We hate to say it; but there is far more to eco-eating than simply organic. Organic is wonderful and certainly always a step in the conscientious direction, but food is a complicated matter indeed. The food system is responsible for 1/3 of all greenhouse gas emissions, the US food system alone contributing 5% of all global emissions, which, as we all know, causes global warming (excuse us, global climate change).

Your foodprint – or carbon footprint drawn from eating habits – is one of the most profound ways to shift your lifestyle. If you need help transforming your plate, check out this cool Carbon Footprint Calculator. You drag what you eat into the pan and it calculates your foodprint, giving you suggestions for change.

Keep the following five things in mind in terms of energy-efficient eating, and you’ll be cutting down your environmental impact in no time:

1.Meat and dairy are the worst eco offenders! Livestock production causes 18% of the world’s greenhouse gases. The animals themselves emit methane into the atmosphere, 23 times more potent than carbon dioxide. Also, the energy inputs with raising livestock far exceed the output, but due to things like government subsidies and poor conditions for the animals, these businesses continue to thrive.

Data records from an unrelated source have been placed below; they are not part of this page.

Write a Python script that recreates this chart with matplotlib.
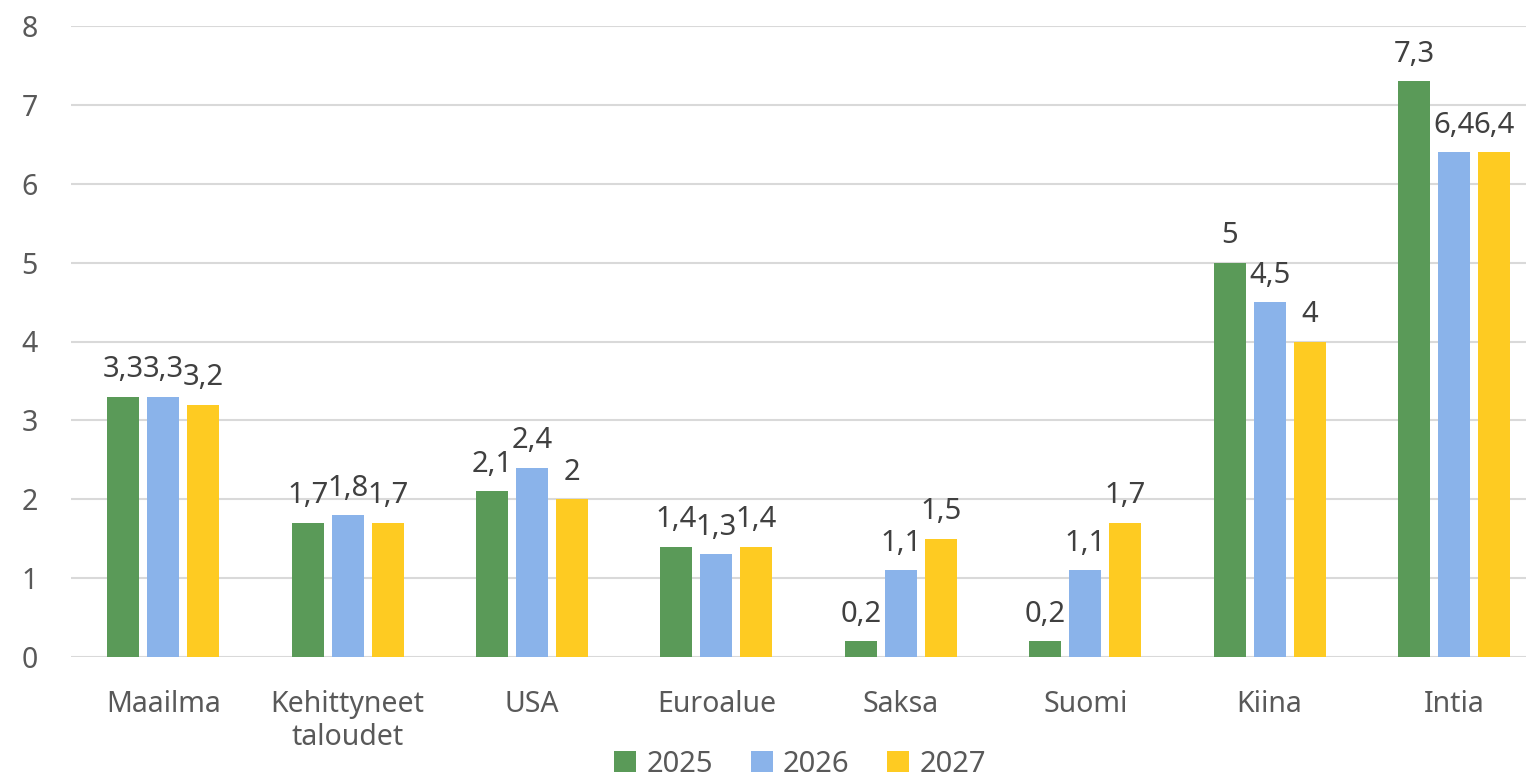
import matplotlib
matplotlib.use("Agg")
import matplotlib.pyplot as plt
import numpy as np

categories = ["Maailma", "Kehittyneet\ntaloudet", "USA", "Euroalue", "Saksa", "Suomi", "Kiina", "Intia"]
series_names = ["2025", "2026", "2027"]
v2025 = [3.3, 1.7, 2.1, 1.4, 0.2, 0.2, 5.0, 7.3]
v2026 = [3.3, 1.8, 2.4, 1.3, 1.1, 1.1, 4.5, 6.4]
v2027 = [3.2, 1.7, 2.0, 1.4, 1.5, 1.7, 4.0, 6.4]
colors = ["#5A9A58", "#8AB3EA", "#FECB22"]

plt.rcParams['font.family'] = ['Noto Sans', 'DejaVu Sans']
TXT = "#595959"

W, H = 1526, 778
fig = plt.figure(figsize=(W / 100, H / 100), dpi=100)
left = 71 / W
bottom = (H - 657) / H
top = (H - 26) / H
ax = fig.add_axes([left, bottom, 1 - left, top - bottom])

spacing_px = 184.4
x = np.arange(len(categories))
bw = 32 / spacing_px
step = 40 / spacing_px

def fmt(v):
    s = f"{v:g}"
    return s.replace(".", ",")

for i, (vals, name, c) in enumerate(zip([v2025, v2026, v2027], series_names, colors)):
    pos = x + (i - 1) * step
    bars = ax.bar(pos, vals, width=bw, color=c, label=name, zorder=3)
    for b, v in zip(bars, vals):
        ax.annotate(fmt(v), (b.get_x() + b.get_width() / 2, v), xytext=(0, 9),
                    textcoords="offset points", ha="center", va="bottom",
                    fontsize=21, color="#404040")

ax.set_xlim(-0.5, -0.5 + (W - 71) / spacing_px)
ax.set_ylim(0, 8)
ax.set_yticks(range(0, 9))
ax.yaxis.grid(True, color="#D9D9D9", linewidth=1.5, zorder=0)
ax.set_axisbelow(True)
for s in ax.spines.values():
    s.set_visible(False)
ax.tick_params(axis="y", length=0, pad=24, labelsize=20.5, labelcolor=TXT)
ax.tick_params(axis="x", length=0, pad=24, labelsize=20.5, labelcolor=TXT)
ax.set_xticks(x)
ax.set_xticklabels(categories, linespacing=1.15)

leg = fig.legend(loc="center", bbox_to_anchor=(800 / W, 1 - 764 / H), ncol=3,
                 frameon=False, fontsize=21, handlelength=0.75, handleheight=0.75,
                 handletextpad=0.35, columnspacing=1.3, labelcolor=TXT)

fig.savefig("out.png", dpi=100)
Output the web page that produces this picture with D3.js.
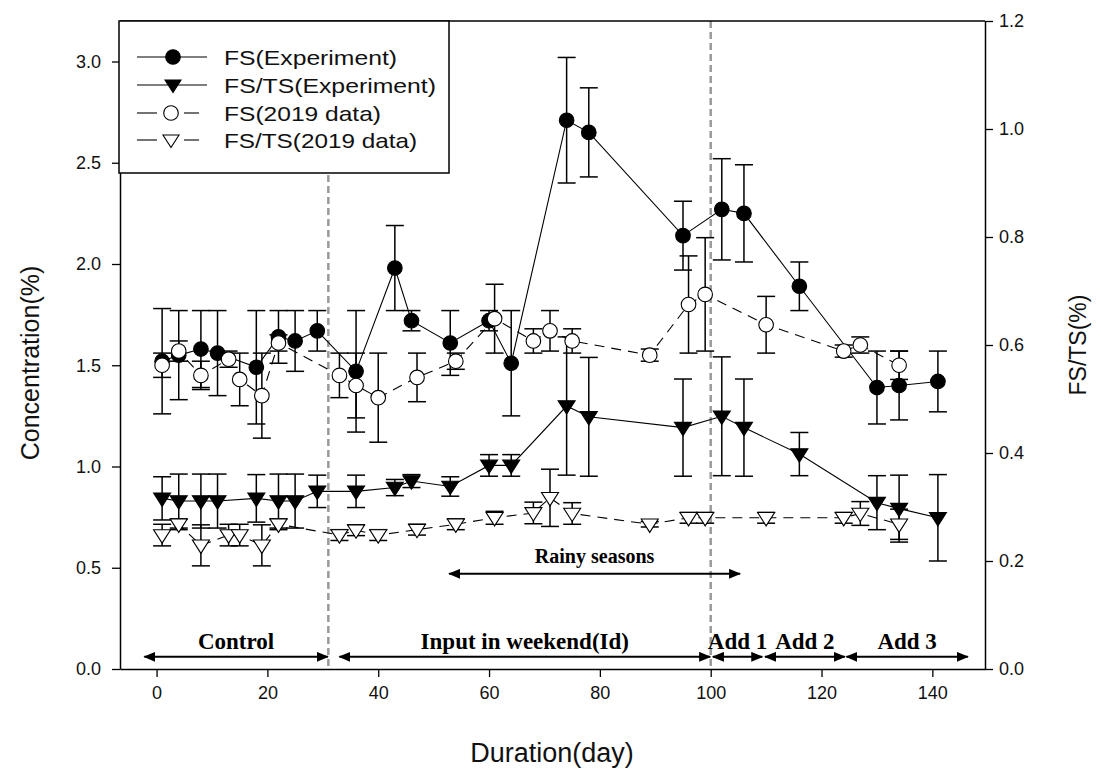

2.Eating foods that are out of season means they’ve been shipped from a climate far far away or grown in a hothouse which is incredibly energy intensive. Read up on the 8 Best Fall Green Vegetables. 

3.The way you cook your food certainly contributes to its carbon footprint. First off, eating raw foods is aces, generally requiring the energy needed to use a knife. When you do cook, try to fill the oven as much as you can (baking everything at once), put lids on your pots and use low- to medium- level flame on your burners. Another way to look at it is that when you cook foods, you essentially cook out some of the nutrients. Something to definitely consider in striving to be a green eater is packing a nutritional punch with each eating selection, or the nutrient density of your dish. 

4.Avoid eating foods that have been shipped via air, which basically means one very important thing that will drastically reduce your carbon impact: farmers markets baby!

5.You know how your mom made you eat everything on your plate before you were allowed dessert? She was onto something. Food is precious and should be treated as such. Make only what you can eat, and save what you don’t for later (Check out our 4 Tips for Safe and Eco-Friendly Food Storage). Wasting food is just a shame. That homeless man down the street will gladly (or grumpily) accept your doggie bag. Also, packaged and processed foods generate a ridiculous amount of waste.